I finished waiting on the Frat Guys, and went up to the register to cash them out.  Once again I apologized for the incident. 

“Don’t worry about it!” exclaimed the Pop Covered Frat Guy.  “We went out to the bar tonight and it was so lame! That was the best thing that happened all night! Now I’ve got a funny story to tell tomorrow!” He hands me a $5 dollar tip and thanks me for all of my help.  Then he hands me a $20 bill and tells me to give it to Buffy and thank her for an awesome night!

That’s class, ladies and gentleman, and from a Frat Guy, no less!

7 comments

  1. Stuck Serving says:

    It is always the younger cool people that understand how it works in a restaurant! And they tip better too, I have had a similar experience! Great blog!

  2. teleburst says:

    The other week, I was pouring a $120 bottle of wine into a decanter. I was using a bell, which for the uninitiated is a small stainless steel funnel with a little screen in it. In the bottom of the spout are 6 tiny holes which force the wine into small streams aimed at the side of the decanter (this aerates the wine much faster).

    Anyway, using on of these is like trying to run a firehose full blast through a garden hose. You have to watch how quickly you pour.

    So, as I'm pouring, I'm talking wine with the guy who ordered it and I looked up to respond to him. Suddenly I see other guests looking at the decanter in horror and I feel something hitting my pantleg. I looked down and saw that the wine was overflowing and hitting the floor and splashing up against my leg.

    It wasn't a huge amount but it got everywhere (including on my apron). It didn't seem to hit anyone, and I was lucky that the guy I was standing next to had a blue blazer draped on his chair instead of a seersucker. There was no way that his jacket didn't get hit.

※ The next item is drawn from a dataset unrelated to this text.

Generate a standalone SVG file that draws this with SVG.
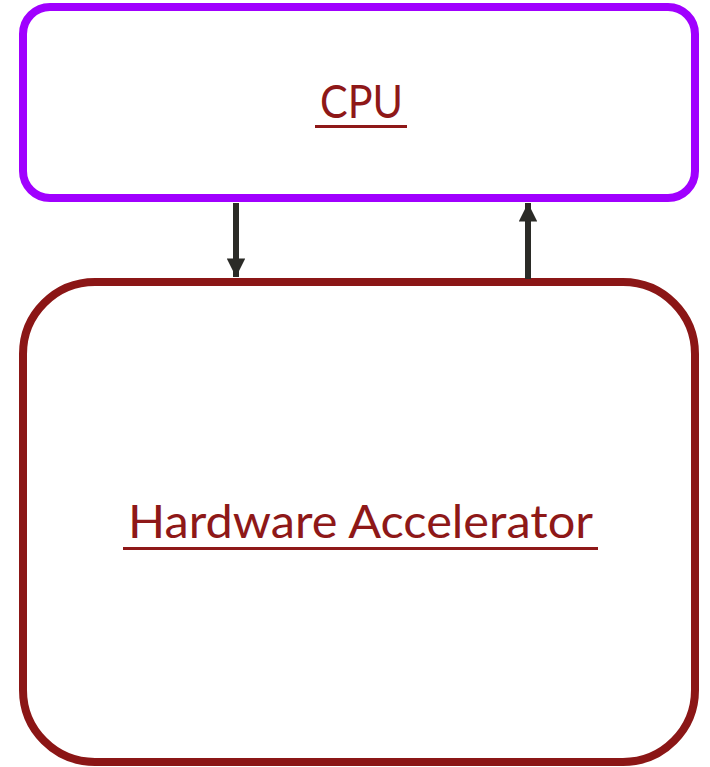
<svg xmlns="http://www.w3.org/2000/svg" width="710" height="767" viewBox="0 0 710 767">
  <style>
    .label { font-family: Lato, "Liberation Sans", sans-serif; fill: #8E1818; text-anchor: middle; }
    .uline { fill: #8E1818; }
    .wire { stroke: #2B2B27; stroke-width: 6; fill: none; }
  </style>
  <defs>
    <marker id="head" viewBox="0 0 10 10" refX="10" refY="5" markerWidth="3.1" markerHeight="3.1" markerUnits="strokeWidth" orient="auto">
      <path d="M0,0 L10,5 L0,10 Z" fill="#2B2B27"/>
    </marker>
  </defs>
  <rect width="710" height="767" fill="#FFFFFF"/>

  <g id="cpu">
    <rect x="23" y="7" width="672" height="191" rx="27" ry="27" fill="#FFFFFF" stroke="#A000FF" stroke-width="8"/>
    <text class="label" x="361.5" y="118" font-size="46" textLength="83" lengthAdjust="spacingAndGlyphs">CPU</text>
    <rect class="uline" x="315" y="125" width="92" height="3"/>
  </g>

  <g id="accelerator">
    <rect x="23" y="282" width="672" height="480" rx="72" ry="72" fill="#FFFFFF" stroke="#8B1616" stroke-width="8"/>
    <text class="label" x="360.5" y="538" font-size="46" textLength="465" lengthAdjust="spacingAndGlyphs">Hardware Accelerator</text>
    <rect class="uline" x="123" y="547" width="475" height="3"/>
  </g>

  <g id="connectors">
    <line class="wire" x1="236" y1="203" x2="236" y2="277" marker-end="url(#head)"/>
    <line class="wire" x1="528" y1="279" x2="528" y2="203" marker-end="url(#head)"/>
  </g>
</svg>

    Anyway, I was totally embarassed and flustered from that point on. I never got back on track. I never regained my footing with the table, even though they were very cool with what happened. I even dropped a piece of calimari almost in the lap of the guy who had ordered the wine (which made someone joke, "What did you do to him, mess with his sister"?) Yep, I was shaky the rest of the meal.

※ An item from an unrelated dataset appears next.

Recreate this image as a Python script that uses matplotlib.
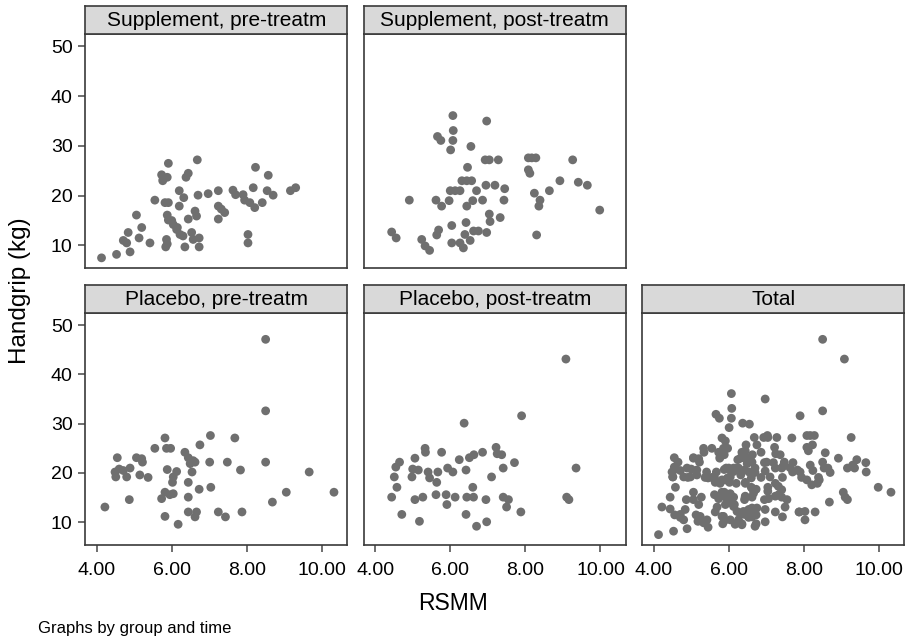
import numpy as np
import matplotlib
matplotlib.use("Agg")
import matplotlib.pyplot as plt

plt.rcParams['font.family'] = ['Liberation Sans', 'DejaVu Sans']

# RSMM / handgrip pairs
supp_pre_x = [4.13, 4.53, 4.89, 4.80, 4.71, 4.84, 5.13, 5.20, 5.06, 5.42, 5.55, 5.82, 5.91,
              5.88, 5.91, 6.04, 6.13, 6.22, 6.30, 5.86, 5.84, 5.88, 6.35, 6.53, 6.57, 6.73,
              6.73, 6.62, 6.66, 6.44, 6.20, 6.20, 6.32, 6.70, 6.38, 6.44, 5.73, 5.77, 5.88,
              5.76, 5.91, 6.68, 6.97, 7.24, 7.24, 7.32, 7.41, 7.24, 7.63, 7.70, 7.90, 7.94,
              8.08, 8.17, 8.21, 8.41, 8.03, 8.03, 8.23, 8.57, 8.54, 8.70, 9.16, 9.30, 6.00,
              6.15]
supp_pre_y = [7.5, 8.2, 8.7, 10.5, 11.0, 12.6, 11.5, 13.6, 16.1, 10.5, 19.1, 18.6, 18.6,
              16.1, 15.1, 14.2, 13.2, 12.2, 11.9, 11.2, 9.7, 10.3, 9.7, 12.6, 11.2, 11.5,
              9.7, 16.9, 15.9, 15.3, 17.9, 21.0, 19.6, 20.1, 23.7, 24.5, 24.2, 23.3, 23.7,
              23.0, 26.5, 27.2, 20.4, 21.0, 17.9, 17.3, 16.6, 15.3, 21.1, 20.2, 20.2, 19.1,
              18.6, 21.6, 17.6, 18.6, 12.2, 10.5, 25.7, 24.1, 21.0, 20.1, 21.0, 21.6, 15.0,
              13.6]

supp_post_x = [4.44, 4.56, 4.91, 5.24, 5.33, 5.45, 5.69, 5.64, 5.62, 5.77, 5.66, 5.75, 6.07,
               6.08, 6.07, 6.01, 6.04, 6.04, 5.97, 6.00, 6.13, 6.26, 6.31, 6.44, 6.57, 6.46,
               6.55, 6.70, 6.60, 6.44, 6.86, 6.95, 7.19, 7.45, 7.43, 6.42, 6.26, 6.35, 6.39,
               6.53, 6.62, 6.75, 6.97, 7.04, 7.06, 7.33, 6.97, 6.93, 7.04, 7.28, 8.08, 8.17,
               8.28, 8.08, 8.12, 8.24, 8.39, 8.36, 8.30, 8.64, 8.92, 9.26, 9.41, 9.65, 9.98]
supp_post_y = [12.7, 11.5, 19.1, 11.2, 9.9, 9.0, 13.1, 12.1, 19.1, 17.9, 31.9, 31.1, 36.1,
               33.1, 31.1, 29.2, 14.0, 10.5, 19.0, 21.0, 21.0, 21.0, 23.0, 23.0, 23.0, 25.7,
               29.9, 21.0, 19.0, 17.9, 19.1, 22.1, 22.1, 21.4, 19.1, 14.6, 10.5, 9.5, 12.2,
               11.0, 12.9, 12.9, 12.6, 16.3, 14.8, 15.6, 35.0, 27.2, 27.2, 27.2, 27.6, 27.6,
               27.6, 25.2, 24.5, 20.5, 19.1, 17.9, 12.1, 21.0, 23.0, 27.2, 22.7, 22.1, 17.1]

plac_pre_x = [4.22, 4.87, 4.55, 4.49, 4.51, 4.60, 4.71, 4.80, 4.89, 5.15, 5.06, 5.20, 5.22,
              5.37, 5.55, 5.82, 5.86, 5.97, 5.88, 6.13, 6.04, 6.02, 5.82, 5.95, 6.04, 5.73,
              5.82, 6.17, 6.35, 6.44, 6.57, 6.49, 6.62, 6.54, 6.44, 6.73, 6.44, 6.44, 6.66,
              6.62, 6.75, 7.03, 7.01, 7.04, 7.24, 7.43, 7.48, 7.68, 7.83, 7.87, 8.50, 8.50,
              8.50, 8.68, 9.05, 9.66, 10.32]
plac_pre_y = [13.1, 14.6, 23.1, 20.2, 19.2, 20.8, 20.5, 19.2, 21.0, 19.6, 23.1, 22.9, 22.2,
              19.1, 25.0, 27.1, 25.0, 25.0, 20.7, 20.3, 19.2, 18.1, 16.1, 15.6, 15.8, 14.8,
              11.2, 9.6, 24.2, 23.1, 22.5, 21.9, 22.2, 20.2, 18.1, 16.7, 15.1, 12.1, 12.1,
              11.1, 25.7, 27.6, 22.2, 17.1, 12.1, 11.1, 22.2, 27.1, 20.6, 12.1, 47.1, 32.6,
              22.2, 14.1, 16.1, 20.2, 16.1]

plac_post_x = [4.44, 4.71, 4.58, 4.51, 4.55, 4.65, 5.06, 5.27, 5.18, 4.98, 5.00, 5.06, 5.15,
               5.33, 5.34, 5.41, 5.45, 5.64, 5.67, 5.77, 5.62, 5.89, 5.91, 5.93, 6.07, 6.13,
               6.24, 6.37, 6.42, 6.44, 6.62, 6.60, 6.42, 6.70, 6.97, 6.51, 6.63, 6.86, 6.95,
               7.10, 7.22, 7.25, 7.37, 7.41, 7.41, 7.55, 7.50, 7.71, 7.88, 7.90, 9.08, 9.10,
               9.16, 9.35]
plac_post_y = [15.1, 11.6, 17.1, 19.2, 21.2, 22.2, 14.6, 15.1, 10.2, 19.2, 20.8, 23.0, 20.6,
               25.0, 24.2, 20.2, 19.0, 18.1, 20.2, 24.2, 15.6, 15.6, 13.6, 21.0, 20.2, 15.1,
               22.7, 30.1, 20.6, 15.1, 15.1, 17.1, 11.6, 9.2, 10.1, 23.1, 23.7, 24.2, 14.6,
               19.2, 25.2, 23.9, 23.7, 21.0, 15.1, 14.6, 13.1, 22.1, 12.1, 31.6, 43.1, 15.1,
               14.6, 21.0]

titles = ["Supplement, pre-treatm", "Supplement, post-treatm", "Placebo, pre-treatm",
          "Placebo, post-treatm", "Total"]
xticks = [4, 6, 8, 10]
yticks = [10, 20, 30, 40, 50]

total_x = supp_pre_x + supp_post_x + plac_pre_x + plac_post_x
total_y = supp_pre_y + supp_post_y + plac_pre_y + plac_post_y
series = [(supp_pre_x, supp_pre_y), (supp_post_x, supp_post_y),
          (plac_pre_x, plac_pre_y), (plac_post_x, plac_post_y), (total_x, total_y)]

W, H = 906, 642
fig = plt.figure(figsize=(W / 100, H / 100), dpi=100)

col_left = [85, 363.5, 642]
pw = 262.5
rows = [(34, 268.3), (312.7, 545)]   # plot top, bottom in px
strip_h = 28
slots = [(0, 0), (0, 1), (1, 0), (1, 1), (1, 2)]
frame = '#3a3a3a'

for (r, c), title, (xs, ys) in zip(slots, titles, series):
    top, bot = rows[r]
    ax = fig.add_axes([col_left[c] / W, 1 - bot / H, pw / W, (bot - top) / H])
    ax.scatter(xs, ys, s=40, color='#6f6f6f', edgecolors='none', zorder=3)
    ax.set_xlim(3.69, 10.68)
    ax.set_ylim(5.4, 52.5)
    for sp in ax.spines.values():
        sp.set_color(frame)
        sp.set_linewidth(1.2)
    ax.tick_params(colors='#555555', labelcolor='black', labelsize=14, length=5, width=1.2,
                   pad=4)
    ax.tick_params(axis='x', pad=7)
    if c == 0:
        ax.set_yticks(yticks)
    else:
        ax.set_yticks([])
    if r == 1:
        ax.set_xticks(xticks)
        ax.set_xticklabels(['%.2f' % v for v in xticks])
    else:
        ax.set_xticks([])

    sax = fig.add_axes([col_left[c] / W, 1 - top / H, pw / W, strip_h / H])
    sax.set_facecolor('#d9d9d9')
    sax.set_xticks([])
    sax.set_yticks([])
    for sp in sax.spines.values():
        sp.set_color(frame)
        sp.set_linewidth(1.2)
    sax.text(0.5, 0.47, title, ha='center', va='center', fontsize=15,
             transform=sax.transAxes)

fig.text(453 / W, 1 - 603 / H, "RSMM", ha='center', va='center', fontsize=16.5)
fig.text(20 / W, 1 - 291 / H, "Handgrip (kg)", ha='center', va='center',
         rotation=90, fontsize=17.5)
fig.text(38 / W, 1 - 628 / H, "Graphs by group and time", ha='left', va='center',
         fontsize=12)

fig.savefig("out.png", dpi=100)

    Anyway, when the bill was paid (not by the guy who ordered the wine), I was prepared for a mediocre tip. After all, even though I jumped through hoops and gave them a couple of extra sides and free espresso, I didn't merit any extra consideration. After all, some people whould complain about the wine that was lost, even though they might get some other free stuff to compensate. Still, the guy left me a little over 20% on the $550 bill. His company card had the name of a VERY famous software comapny.

    As they were leaving, I pulled the guy aside and said, "I appreciate your generosity – I certainly didn't deserve it. I just want you to know that I'm normally a lot more polished than I was tonight and our restaurant has much higher standards that that". He smiled and said, "The key is that you recognize that". I then pressed a $10 bill into his hand and said, "Here's a $10 'tip rebate' for you, my friend". He smiled and said, "I'll take it. I can use it". As he was leaving, I called out, "And I'm going to renew my subscription to your program tomorrow". He just laughed and said, "Good deal".

  3. Waiter Extraordinaire says:

    That is a nice ending. People can be very understanding at times.